I am using scikit-learn to shrink my data set having around 800 features. It is a very noisy data (market and economic data) To my best knowledge, lasso returns same features for the same data set. However, I don't observe this through my runs. Here is my function:
def select_lasso_feat(self, train_data, features, target):
if len(features) <= 60:
print('LASSO feature selection step skipped. Too few features on your dataset!')
return features
print('Performing LASSO feature selection...')
X_train = self._standardize(train_data[features])
y = train_data[target]
alpha = 0.0003
feat_len = 0
while feat_len < 60:
estimator = Lasso(alpha=alpha, random_state=23)
feature_selection = SelectFromModel(estimator, threshold=0.1)
feature_selection.fit(X_train, y)
selected_features = feature_selection.transform(X_train)
selected_features = list(pd.DataFrame(X_train).columns[feature_selection.get_support()])
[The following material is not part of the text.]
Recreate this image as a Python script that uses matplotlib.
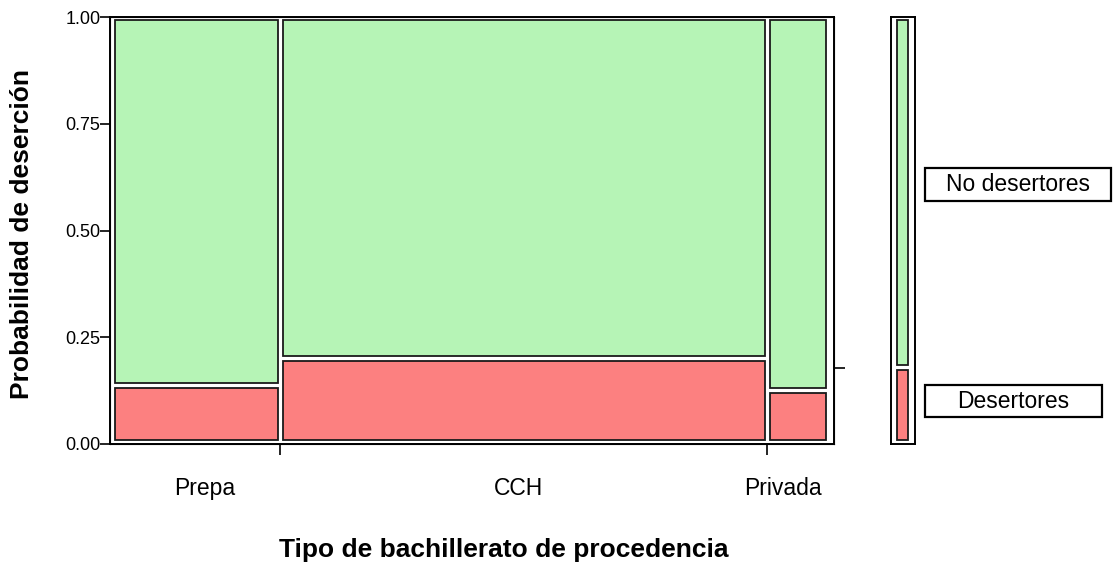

feat_len = len(selected_features)
alpha -= 0.00003
return list(set(selected_features))
As seen I keep fitting lasso until I reach a desired number of features (60 in this case). I do my trials with jupyter. And whenever I shut down my server and rerun my code with exactly the same data, I end up different feature lists returned by lasso. So what might be the reason?